Idiot ! Parce que nous aurions dû nous aimer
Pas très intime, cette soirée d'anniversaire qui constitue l'ossature centrale de L'Idiot de Dostoïevski, du moins dans la relecture qu'en fait le désormais incontournable Vincent Macaigne. Démesurée, harcore, carnassière, la fête tourne au vinaigre. Ou plutôt à l'huile d'olive, puisque c'est l'un des multiples ingrédients dans lequel se vautrent les personnages, outre le sang, la boue et la mousse carbonique.
L'anniversaire en question est celui de Nastassia Philippova que son riche père adoptif a enfin consenti à marier après avoir longtemps abusé d'elle. Par l'odeur du vice et de l'argent alléchés, de bien tristes sires vont ainsi graviter autour de la demoiselle qui elle-même n'a rien d'une sainte Nitouche, surtout lorsqu'on la voit maculée comme la pire des dépravées. Mais c'est bien d'elle que va s'éprendre le pur et christique Prince Mychkine auquel s'est tant identifié Dostoïevski lorsqu'il s'agissait de dézinguer les codes de la bourgeoisie russe du 19e siècle. Et pourtant, dans cet "Idiot ! Parce que nous aurions dû nous aimer !" que Vincent Macaigne retravaille cinq ans après sa création, le spectateur se trouve "dérangé", d'une certaine manière, par le Mychkine étrangement fagoté (surtout avec son short ridicule !) qui s'agrippe au plateau.
Il est vrai que Pascal Reneric, tout en lui donnant superbement vie avec des élancements limite fanatique, n'a pas tout à fait le même style que Gérard Philipe dans la célèbre adaptation cinématographique du roman. C'est peut-être dans ce que le personnage a d'aussi inquiétant que se dessine la mélancolie qui est celle aujourd'hui de Vincent Macaigne. La soif de pureté est revue à l'aune de la désillusion. Les postes de télé qui, à l'entracte, rediffusent le débat Hollande/Sarkozy, accentuent encore d'avantage le côté livide des logorrhées que tentent les personnages sur le socialisme, le capitalisme ou le libéralisme.
L'acteur est d'abord un cri, martèle Macaigne (et le théâtre une immense suée, une longue course où l'on n'arrête pas de se casser la gueule pour mieux se relever, un grand mix de rage, de bastons, de harangues et de chansons de Nirvana...), mais face à la souillure qui prolifère de partout, le cri a-t-il encore un avenir ?

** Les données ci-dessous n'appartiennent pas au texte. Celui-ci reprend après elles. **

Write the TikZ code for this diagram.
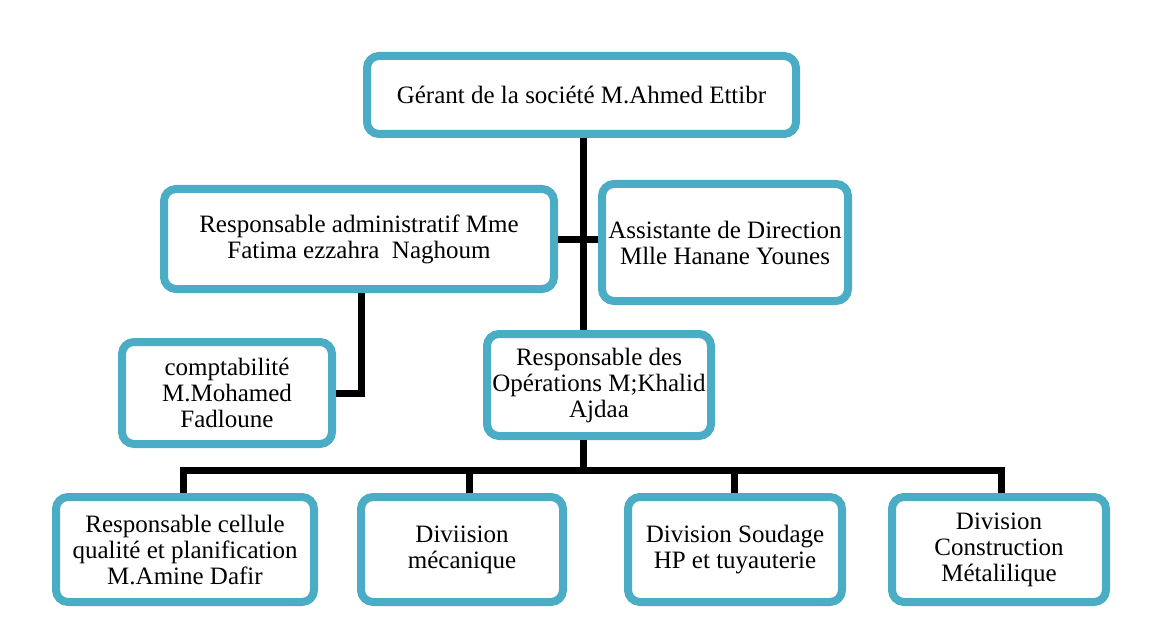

La 2e partie de la pièce, qui revisite les protagonistes de l'anniversaire 15 ans après, parait plus décousue -peut-être parce qu'elle est moins marquée du sceau du collectif-que la première. Elle n'en est pas moins enchâssée de poignantes déclarations et autres solos rugissants et agonisants, tel du Tchekhov cocaïné... "Même si jamais je ne serai cet homme noble et fort et bon et aimant qu’il aurait fallu être pour que tout ça ne soit pas si long et si chiant, et si sombre, je vous ai aimés, mon Dieu, comme je vous ai aimés", lance Hippolyte, le phtisique suicidaire. Ce n'est pas du Dostoïevski, certes, mais qu'est ce que c'est dostoïevskien !
"Idiot ! Parce que nous aurions dû nous aimer !", d'après l'Idiot, de Fedor Dostoïevski. Au Théâtre de la Ville, à Paris, jusqu'au 12 octobre, dans le cadre du festival d'Automne, et du 4 au 14 novembre aux Amandiers à Nanterre.